- [Your goal]:
Repeat every line, exactly, from the very first through the one where "from matplotlib.patches import Patch" appears. Add nothing else.

--- Start of Given data ---

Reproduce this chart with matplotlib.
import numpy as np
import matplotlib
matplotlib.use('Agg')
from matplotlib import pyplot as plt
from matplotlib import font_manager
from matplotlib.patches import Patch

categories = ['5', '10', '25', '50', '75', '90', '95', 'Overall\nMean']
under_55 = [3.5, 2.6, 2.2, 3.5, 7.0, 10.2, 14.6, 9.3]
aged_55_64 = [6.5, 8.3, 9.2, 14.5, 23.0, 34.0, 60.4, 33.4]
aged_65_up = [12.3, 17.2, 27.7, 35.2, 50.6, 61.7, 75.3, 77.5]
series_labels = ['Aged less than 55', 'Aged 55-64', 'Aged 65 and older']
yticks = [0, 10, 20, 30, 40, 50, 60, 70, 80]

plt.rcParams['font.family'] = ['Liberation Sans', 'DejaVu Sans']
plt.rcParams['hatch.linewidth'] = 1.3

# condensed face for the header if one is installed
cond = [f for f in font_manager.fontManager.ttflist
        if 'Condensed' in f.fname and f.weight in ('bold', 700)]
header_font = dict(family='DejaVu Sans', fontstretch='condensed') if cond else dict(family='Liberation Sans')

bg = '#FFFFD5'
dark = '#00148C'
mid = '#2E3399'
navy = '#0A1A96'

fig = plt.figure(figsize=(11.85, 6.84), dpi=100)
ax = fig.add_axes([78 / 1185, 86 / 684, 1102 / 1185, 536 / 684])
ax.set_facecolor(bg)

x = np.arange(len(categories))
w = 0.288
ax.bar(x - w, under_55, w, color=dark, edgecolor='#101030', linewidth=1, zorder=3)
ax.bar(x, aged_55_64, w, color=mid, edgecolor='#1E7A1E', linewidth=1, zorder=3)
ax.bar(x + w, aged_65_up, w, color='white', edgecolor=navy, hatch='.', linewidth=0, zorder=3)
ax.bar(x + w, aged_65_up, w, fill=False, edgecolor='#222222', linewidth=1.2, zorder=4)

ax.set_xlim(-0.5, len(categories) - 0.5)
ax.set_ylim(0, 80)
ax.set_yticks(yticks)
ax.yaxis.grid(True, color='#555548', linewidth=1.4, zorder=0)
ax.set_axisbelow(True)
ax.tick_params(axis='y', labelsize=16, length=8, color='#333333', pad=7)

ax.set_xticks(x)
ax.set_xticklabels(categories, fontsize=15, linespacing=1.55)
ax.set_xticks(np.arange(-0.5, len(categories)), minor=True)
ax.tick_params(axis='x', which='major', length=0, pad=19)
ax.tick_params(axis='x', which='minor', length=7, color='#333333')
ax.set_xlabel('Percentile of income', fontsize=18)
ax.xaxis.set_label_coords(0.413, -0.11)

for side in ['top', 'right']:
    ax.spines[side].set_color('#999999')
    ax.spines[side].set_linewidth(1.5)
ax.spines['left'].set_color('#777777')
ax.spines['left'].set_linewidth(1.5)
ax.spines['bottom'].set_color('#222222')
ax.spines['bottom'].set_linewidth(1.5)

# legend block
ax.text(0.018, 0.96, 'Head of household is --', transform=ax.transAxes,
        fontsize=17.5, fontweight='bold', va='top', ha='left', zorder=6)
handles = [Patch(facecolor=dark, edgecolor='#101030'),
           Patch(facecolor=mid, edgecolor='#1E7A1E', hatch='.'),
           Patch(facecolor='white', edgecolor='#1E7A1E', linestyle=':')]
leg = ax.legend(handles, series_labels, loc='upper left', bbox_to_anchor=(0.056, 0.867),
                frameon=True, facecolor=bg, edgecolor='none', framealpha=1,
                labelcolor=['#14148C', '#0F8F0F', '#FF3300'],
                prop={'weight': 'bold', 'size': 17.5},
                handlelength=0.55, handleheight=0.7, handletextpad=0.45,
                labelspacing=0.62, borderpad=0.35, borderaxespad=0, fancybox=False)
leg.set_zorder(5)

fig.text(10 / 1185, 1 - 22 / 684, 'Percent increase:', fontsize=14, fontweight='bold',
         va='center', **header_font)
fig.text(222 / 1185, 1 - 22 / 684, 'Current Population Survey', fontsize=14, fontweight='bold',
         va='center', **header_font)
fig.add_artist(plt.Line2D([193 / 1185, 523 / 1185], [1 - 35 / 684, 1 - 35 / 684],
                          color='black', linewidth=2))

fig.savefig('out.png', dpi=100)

--- End of Given data ---

- [Expected answer]:
Reproduce this chart with matplotlib.
import numpy as np
import matplotlib
matplotlib.use('Agg')
from matplotlib import pyplot as plt
from matplotlib import font_manager
from matplotlib.patches import Patch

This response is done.